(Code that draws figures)

============================================================

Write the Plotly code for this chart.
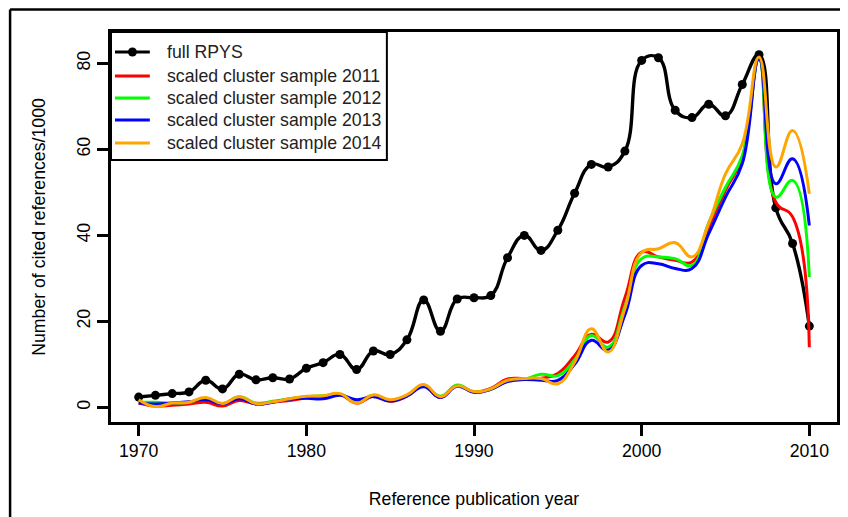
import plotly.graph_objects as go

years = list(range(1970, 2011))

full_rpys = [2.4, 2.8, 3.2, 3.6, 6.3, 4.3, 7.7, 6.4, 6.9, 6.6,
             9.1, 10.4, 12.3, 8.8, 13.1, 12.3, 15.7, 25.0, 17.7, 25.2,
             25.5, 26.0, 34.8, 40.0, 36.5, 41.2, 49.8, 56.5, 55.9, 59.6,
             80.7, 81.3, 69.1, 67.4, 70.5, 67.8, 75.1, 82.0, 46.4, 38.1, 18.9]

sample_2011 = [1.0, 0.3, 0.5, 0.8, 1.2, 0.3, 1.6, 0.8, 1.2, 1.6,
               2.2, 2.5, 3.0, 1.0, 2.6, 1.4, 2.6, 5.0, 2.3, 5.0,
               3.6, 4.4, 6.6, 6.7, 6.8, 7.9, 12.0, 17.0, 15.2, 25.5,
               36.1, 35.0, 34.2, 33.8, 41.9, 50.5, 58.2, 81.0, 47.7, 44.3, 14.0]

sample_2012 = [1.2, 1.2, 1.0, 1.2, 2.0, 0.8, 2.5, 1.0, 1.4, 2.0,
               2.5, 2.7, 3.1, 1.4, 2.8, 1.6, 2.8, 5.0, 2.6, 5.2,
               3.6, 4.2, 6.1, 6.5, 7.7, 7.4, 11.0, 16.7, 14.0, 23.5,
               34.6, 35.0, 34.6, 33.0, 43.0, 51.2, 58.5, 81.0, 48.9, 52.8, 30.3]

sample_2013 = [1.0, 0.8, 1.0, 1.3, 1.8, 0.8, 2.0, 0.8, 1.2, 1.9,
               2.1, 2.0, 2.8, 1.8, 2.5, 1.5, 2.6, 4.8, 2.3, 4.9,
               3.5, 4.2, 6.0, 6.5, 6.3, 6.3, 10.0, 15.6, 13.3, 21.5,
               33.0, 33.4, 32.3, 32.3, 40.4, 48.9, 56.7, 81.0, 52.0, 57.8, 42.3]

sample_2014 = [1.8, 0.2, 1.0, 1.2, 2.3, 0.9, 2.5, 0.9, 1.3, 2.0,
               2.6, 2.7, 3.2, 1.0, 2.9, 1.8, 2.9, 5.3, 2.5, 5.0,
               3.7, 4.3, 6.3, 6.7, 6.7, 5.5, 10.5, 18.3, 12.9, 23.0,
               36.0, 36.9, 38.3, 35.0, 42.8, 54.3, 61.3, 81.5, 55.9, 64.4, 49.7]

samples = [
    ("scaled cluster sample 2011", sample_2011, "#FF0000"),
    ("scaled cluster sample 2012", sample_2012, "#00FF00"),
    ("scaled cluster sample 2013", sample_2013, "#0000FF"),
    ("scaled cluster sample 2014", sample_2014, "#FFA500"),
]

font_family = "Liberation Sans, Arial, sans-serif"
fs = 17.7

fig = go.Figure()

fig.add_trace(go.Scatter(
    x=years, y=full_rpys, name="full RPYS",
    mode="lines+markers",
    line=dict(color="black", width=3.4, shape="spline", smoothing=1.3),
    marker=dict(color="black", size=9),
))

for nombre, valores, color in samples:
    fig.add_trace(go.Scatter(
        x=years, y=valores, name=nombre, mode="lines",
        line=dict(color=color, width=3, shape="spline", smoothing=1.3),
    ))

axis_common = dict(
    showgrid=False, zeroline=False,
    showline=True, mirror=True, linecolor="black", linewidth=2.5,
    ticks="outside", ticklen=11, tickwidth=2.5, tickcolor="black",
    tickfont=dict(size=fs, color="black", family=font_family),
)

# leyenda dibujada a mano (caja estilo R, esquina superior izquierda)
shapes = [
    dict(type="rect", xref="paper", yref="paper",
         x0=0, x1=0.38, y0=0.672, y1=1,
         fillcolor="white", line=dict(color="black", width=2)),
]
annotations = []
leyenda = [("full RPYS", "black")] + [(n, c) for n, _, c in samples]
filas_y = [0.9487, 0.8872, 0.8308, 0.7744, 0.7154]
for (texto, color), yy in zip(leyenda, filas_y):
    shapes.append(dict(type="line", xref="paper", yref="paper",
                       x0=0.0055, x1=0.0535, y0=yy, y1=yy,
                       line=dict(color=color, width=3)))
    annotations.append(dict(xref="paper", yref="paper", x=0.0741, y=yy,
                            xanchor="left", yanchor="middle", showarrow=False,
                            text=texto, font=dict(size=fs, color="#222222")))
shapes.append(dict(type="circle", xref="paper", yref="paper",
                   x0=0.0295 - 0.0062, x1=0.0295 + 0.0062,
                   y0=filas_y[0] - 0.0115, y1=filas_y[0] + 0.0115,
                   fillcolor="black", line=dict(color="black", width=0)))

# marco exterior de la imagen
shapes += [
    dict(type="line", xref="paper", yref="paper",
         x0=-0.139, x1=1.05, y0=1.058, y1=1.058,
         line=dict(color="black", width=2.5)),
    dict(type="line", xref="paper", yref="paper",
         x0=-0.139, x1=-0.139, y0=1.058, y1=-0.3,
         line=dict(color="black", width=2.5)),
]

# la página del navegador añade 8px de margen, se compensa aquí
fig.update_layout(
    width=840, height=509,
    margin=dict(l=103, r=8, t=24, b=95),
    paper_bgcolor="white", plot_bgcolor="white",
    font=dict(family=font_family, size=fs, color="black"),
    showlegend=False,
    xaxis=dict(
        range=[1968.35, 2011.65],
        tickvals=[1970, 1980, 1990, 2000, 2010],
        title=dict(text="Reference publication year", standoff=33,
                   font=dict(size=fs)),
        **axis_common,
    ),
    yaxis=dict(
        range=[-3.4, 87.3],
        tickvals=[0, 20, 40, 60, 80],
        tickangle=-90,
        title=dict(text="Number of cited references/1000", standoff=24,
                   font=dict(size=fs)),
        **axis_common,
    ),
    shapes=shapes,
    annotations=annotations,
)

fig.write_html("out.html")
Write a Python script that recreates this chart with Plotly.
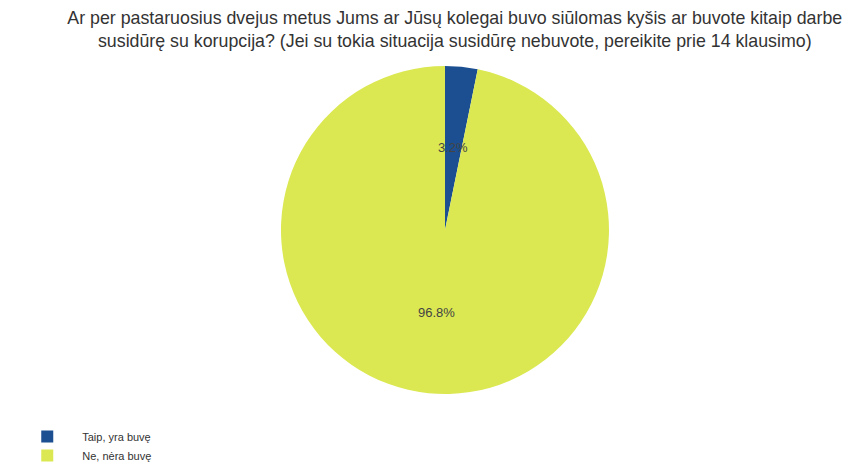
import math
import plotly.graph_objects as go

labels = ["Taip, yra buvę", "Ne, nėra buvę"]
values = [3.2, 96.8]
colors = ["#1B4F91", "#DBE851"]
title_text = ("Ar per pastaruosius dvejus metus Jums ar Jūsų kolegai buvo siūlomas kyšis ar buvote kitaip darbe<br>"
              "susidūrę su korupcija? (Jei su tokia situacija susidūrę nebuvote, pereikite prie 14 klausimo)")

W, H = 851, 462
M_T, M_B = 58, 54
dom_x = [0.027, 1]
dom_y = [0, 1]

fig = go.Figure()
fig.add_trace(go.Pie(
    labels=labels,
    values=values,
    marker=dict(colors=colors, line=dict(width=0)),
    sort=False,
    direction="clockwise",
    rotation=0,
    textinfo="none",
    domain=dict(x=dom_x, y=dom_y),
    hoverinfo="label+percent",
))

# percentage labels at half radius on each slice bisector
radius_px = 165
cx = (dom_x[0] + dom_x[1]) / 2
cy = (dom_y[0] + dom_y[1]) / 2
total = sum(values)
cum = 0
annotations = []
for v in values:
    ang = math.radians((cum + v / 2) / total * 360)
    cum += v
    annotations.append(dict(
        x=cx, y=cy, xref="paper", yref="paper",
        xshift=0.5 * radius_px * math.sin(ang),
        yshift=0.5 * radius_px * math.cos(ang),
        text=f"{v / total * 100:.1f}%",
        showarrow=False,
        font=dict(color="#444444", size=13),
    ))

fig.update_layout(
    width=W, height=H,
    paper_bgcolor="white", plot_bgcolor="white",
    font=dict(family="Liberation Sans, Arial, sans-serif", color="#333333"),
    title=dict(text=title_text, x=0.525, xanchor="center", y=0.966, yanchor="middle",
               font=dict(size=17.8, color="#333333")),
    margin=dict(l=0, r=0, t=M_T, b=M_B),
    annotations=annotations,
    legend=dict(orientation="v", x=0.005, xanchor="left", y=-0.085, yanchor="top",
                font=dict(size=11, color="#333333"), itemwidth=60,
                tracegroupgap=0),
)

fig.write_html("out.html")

============================================================

Copy nothing but the lines from the top of the data down to the line containing "48.9, 52.8, 30.3]", and leave the pictures out.

Worked solution:
Write the Plotly code for this chart.
import plotly.graph_objects as go

years = list(range(1970, 2011))

full_rpys = [2.4, 2.8, 3.2, 3.6, 6.3, 4.3, 7.7, 6.4, 6.9, 6.6,
             9.1, 10.4, 12.3, 8.8, 13.1, 12.3, 15.7, 25.0, 17.7, 25.2,
             25.5, 26.0, 34.8, 40.0, 36.5, 41.2, 49.8, 56.5, 55.9, 59.6,
             80.7, 81.3, 69.1, 67.4, 70.5, 67.8, 75.1, 82.0, 46.4, 38.1, 18.9]

sample_2011 = [1.0, 0.3, 0.5, 0.8, 1.2, 0.3, 1.6, 0.8, 1.2, 1.6,
               2.2, 2.5, 3.0, 1.0, 2.6, 1.4, 2.6, 5.0, 2.3, 5.0,
               3.6, 4.4, 6.6, 6.7, 6.8, 7.9, 12.0, 17.0, 15.2, 25.5,
               36.1, 35.0, 34.2, 33.8, 41.9, 50.5, 58.2, 81.0, 47.7, 44.3, 14.0]

sample_2012 = [1.2, 1.2, 1.0, 1.2, 2.0, 0.8, 2.5, 1.0, 1.4, 2.0,
               2.5, 2.7, 3.1, 1.4, 2.8, 1.6, 2.8, 5.0, 2.6, 5.2,
               3.6, 4.2, 6.1, 6.5, 7.7, 7.4, 11.0, 16.7, 14.0, 23.5,
               34.6, 35.0, 34.6, 33.0, 43.0, 51.2, 58.5, 81.0, 48.9, 52.8, 30.3]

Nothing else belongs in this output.